Problem
Copy nothing but the part that opens with the line containing "Recreate this image" and closes with the line containing "import plotly.graph_objects as go". Do not include pictures.

Plotting code records
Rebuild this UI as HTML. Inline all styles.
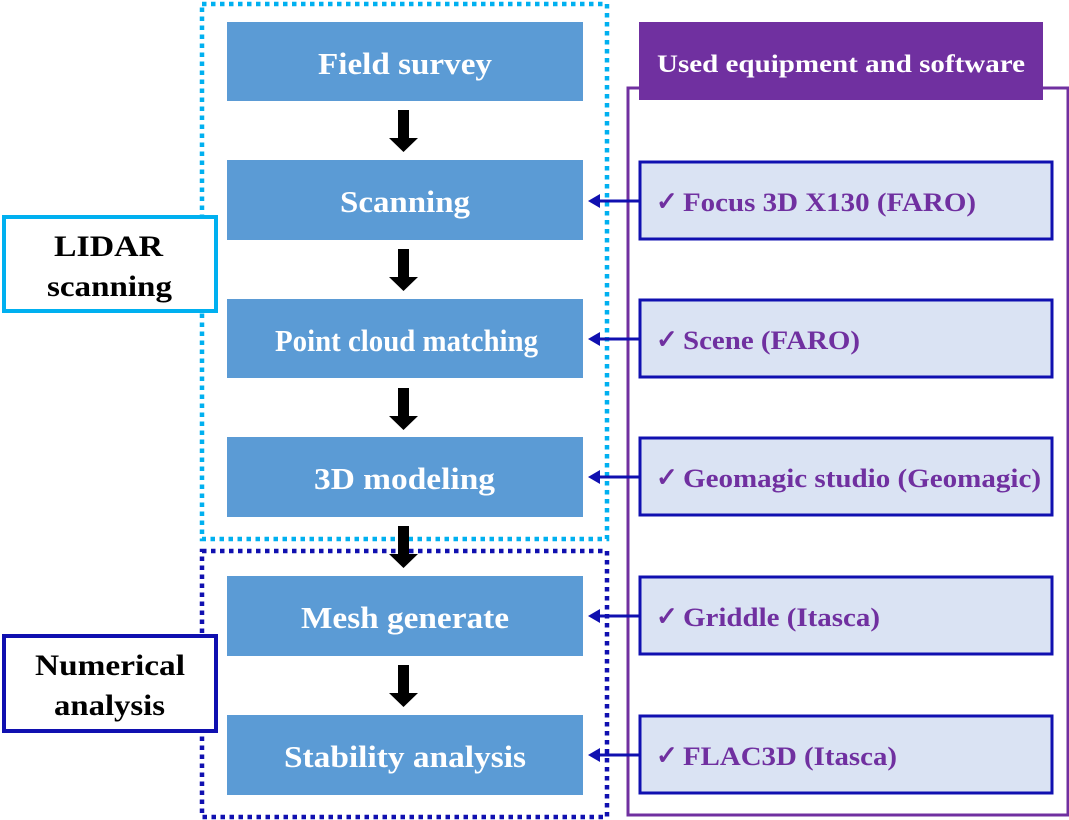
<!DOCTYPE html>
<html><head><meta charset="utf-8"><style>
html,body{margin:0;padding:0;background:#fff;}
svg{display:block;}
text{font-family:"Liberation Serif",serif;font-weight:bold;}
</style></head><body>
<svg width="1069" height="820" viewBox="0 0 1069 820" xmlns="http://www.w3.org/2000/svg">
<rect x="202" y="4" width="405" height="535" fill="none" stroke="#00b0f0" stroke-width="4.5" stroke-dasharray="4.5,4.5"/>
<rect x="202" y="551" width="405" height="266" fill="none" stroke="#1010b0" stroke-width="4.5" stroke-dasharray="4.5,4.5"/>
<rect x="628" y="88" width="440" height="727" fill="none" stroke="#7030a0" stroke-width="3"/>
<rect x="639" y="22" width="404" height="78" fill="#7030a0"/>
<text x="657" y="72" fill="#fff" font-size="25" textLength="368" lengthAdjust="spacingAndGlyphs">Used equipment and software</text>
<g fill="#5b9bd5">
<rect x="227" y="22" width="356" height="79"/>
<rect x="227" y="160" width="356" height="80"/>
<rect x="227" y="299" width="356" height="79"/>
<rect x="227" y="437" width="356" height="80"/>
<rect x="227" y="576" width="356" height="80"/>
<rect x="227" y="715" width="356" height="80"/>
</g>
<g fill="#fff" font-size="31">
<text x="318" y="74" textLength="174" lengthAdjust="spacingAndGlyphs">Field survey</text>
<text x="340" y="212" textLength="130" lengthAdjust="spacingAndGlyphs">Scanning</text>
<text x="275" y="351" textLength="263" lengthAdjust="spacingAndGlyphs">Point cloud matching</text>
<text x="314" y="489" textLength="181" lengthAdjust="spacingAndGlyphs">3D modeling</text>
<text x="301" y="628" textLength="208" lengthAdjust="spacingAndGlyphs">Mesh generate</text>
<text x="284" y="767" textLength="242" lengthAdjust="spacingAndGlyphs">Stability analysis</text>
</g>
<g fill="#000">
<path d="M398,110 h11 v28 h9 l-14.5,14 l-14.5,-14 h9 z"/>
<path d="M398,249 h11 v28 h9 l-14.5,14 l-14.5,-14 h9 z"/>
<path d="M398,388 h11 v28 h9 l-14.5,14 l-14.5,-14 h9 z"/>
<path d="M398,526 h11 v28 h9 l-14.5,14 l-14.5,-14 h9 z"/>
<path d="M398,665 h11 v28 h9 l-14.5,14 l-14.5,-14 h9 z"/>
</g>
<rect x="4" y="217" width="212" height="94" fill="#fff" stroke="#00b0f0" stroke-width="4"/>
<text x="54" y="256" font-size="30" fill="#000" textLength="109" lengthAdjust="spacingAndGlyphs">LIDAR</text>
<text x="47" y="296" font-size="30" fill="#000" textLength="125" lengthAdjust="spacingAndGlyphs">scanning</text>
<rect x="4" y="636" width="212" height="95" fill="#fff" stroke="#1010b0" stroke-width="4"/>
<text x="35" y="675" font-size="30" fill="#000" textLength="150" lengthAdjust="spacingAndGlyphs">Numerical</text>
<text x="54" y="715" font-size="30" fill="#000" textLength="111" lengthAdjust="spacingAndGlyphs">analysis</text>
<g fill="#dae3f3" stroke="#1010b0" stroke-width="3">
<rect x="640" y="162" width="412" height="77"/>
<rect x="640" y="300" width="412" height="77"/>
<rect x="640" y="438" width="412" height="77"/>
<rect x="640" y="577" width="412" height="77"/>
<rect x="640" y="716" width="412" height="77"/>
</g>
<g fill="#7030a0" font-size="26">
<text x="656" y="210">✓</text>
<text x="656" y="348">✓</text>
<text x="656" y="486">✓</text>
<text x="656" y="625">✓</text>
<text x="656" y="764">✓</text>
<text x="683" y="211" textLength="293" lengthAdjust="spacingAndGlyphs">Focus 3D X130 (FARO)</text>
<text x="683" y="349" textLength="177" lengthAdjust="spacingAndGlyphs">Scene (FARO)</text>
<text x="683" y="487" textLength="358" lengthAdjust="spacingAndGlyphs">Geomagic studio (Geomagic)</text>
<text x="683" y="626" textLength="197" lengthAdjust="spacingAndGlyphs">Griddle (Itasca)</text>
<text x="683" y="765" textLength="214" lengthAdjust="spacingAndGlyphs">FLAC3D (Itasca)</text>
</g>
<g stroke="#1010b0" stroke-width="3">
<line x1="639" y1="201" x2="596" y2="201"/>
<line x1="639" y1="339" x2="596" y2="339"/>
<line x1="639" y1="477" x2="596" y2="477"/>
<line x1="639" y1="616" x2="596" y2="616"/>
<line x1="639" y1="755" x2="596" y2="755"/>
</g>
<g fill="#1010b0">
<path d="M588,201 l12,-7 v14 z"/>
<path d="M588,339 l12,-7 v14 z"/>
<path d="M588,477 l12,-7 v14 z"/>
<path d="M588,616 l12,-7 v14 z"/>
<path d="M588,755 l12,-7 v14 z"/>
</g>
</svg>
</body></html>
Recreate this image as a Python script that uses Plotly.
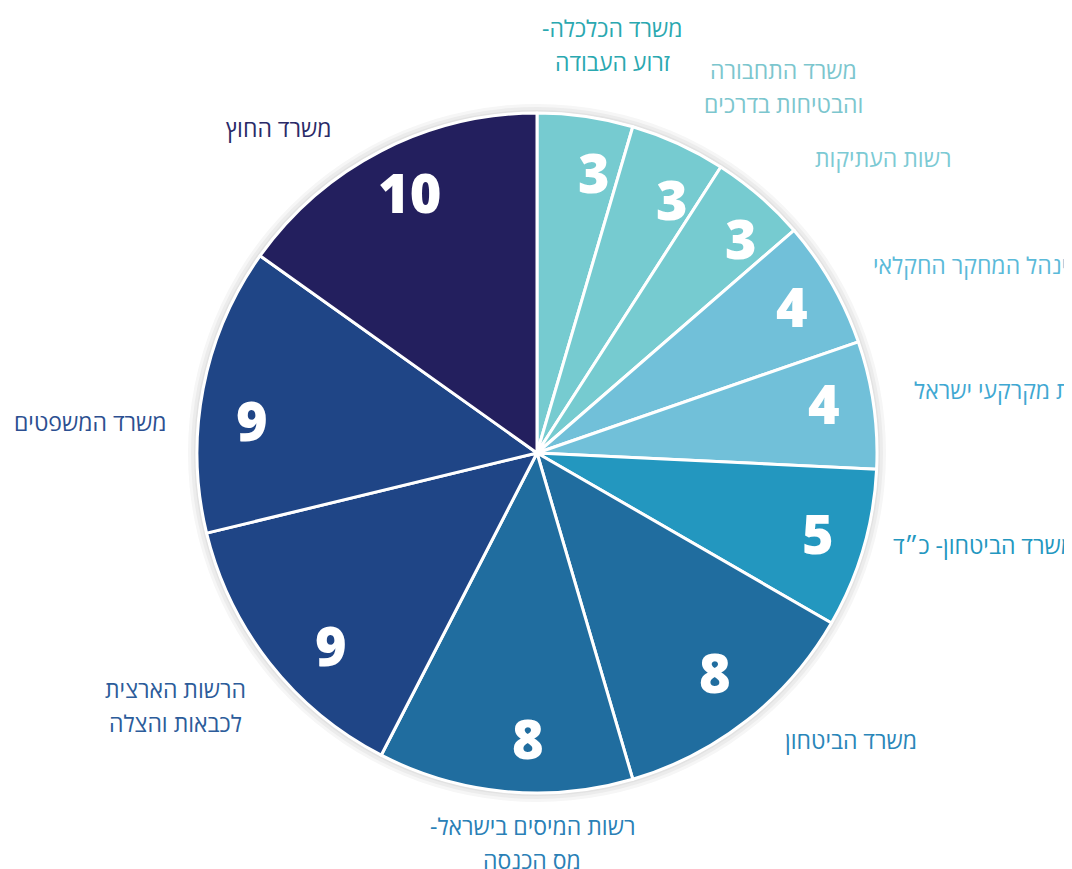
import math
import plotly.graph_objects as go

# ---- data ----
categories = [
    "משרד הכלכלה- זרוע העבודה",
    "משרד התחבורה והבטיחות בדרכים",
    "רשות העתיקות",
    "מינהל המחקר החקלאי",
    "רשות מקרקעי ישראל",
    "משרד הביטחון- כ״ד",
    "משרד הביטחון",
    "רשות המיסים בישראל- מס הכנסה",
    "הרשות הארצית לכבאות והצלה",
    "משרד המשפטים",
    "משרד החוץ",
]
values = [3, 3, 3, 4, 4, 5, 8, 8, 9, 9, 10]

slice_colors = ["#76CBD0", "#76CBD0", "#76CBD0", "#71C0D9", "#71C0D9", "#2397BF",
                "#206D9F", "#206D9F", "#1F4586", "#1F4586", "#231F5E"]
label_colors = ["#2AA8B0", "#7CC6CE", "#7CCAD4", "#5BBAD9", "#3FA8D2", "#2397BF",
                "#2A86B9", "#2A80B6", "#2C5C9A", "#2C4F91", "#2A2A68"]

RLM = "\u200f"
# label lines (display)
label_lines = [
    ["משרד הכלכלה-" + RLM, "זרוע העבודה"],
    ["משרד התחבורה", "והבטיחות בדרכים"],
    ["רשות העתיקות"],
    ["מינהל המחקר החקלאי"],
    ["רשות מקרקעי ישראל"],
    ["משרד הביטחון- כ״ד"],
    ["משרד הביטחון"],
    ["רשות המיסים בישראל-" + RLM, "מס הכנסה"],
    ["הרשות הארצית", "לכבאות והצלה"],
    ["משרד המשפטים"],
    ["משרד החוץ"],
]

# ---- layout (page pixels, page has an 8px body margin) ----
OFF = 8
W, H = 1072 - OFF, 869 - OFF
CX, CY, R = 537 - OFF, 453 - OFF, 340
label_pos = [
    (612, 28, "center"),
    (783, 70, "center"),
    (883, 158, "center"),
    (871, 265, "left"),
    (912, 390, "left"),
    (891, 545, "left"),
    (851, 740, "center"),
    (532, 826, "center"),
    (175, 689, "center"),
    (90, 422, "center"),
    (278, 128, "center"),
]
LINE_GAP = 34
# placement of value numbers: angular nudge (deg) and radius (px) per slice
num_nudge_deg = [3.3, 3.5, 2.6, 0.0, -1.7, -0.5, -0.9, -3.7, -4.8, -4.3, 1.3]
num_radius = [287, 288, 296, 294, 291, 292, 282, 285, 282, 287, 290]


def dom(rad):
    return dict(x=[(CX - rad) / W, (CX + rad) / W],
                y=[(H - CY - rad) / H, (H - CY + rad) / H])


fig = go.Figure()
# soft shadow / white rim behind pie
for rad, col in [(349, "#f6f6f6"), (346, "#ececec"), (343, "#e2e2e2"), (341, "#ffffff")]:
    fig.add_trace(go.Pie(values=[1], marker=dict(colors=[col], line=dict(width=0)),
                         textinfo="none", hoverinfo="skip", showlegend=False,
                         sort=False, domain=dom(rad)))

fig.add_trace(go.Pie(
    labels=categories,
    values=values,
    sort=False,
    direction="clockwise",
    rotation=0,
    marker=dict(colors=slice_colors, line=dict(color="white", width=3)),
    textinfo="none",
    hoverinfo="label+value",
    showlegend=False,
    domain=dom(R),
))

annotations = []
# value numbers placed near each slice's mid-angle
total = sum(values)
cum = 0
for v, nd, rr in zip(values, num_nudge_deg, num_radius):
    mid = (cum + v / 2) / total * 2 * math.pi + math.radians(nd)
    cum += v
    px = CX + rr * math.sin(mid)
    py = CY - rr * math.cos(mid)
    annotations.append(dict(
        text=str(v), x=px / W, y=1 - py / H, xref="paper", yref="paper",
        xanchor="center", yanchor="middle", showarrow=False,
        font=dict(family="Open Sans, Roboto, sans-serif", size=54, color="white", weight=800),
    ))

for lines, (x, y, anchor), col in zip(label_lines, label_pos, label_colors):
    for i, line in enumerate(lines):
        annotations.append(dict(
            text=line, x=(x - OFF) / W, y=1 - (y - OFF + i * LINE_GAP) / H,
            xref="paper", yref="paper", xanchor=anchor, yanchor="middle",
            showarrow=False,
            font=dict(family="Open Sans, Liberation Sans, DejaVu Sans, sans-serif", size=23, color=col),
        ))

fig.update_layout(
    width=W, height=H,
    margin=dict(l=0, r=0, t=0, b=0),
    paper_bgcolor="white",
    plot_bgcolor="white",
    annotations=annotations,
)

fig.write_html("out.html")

Answer in full
Recreate this image as a Python script that uses Plotly.
import math
import plotly.graph_objects as go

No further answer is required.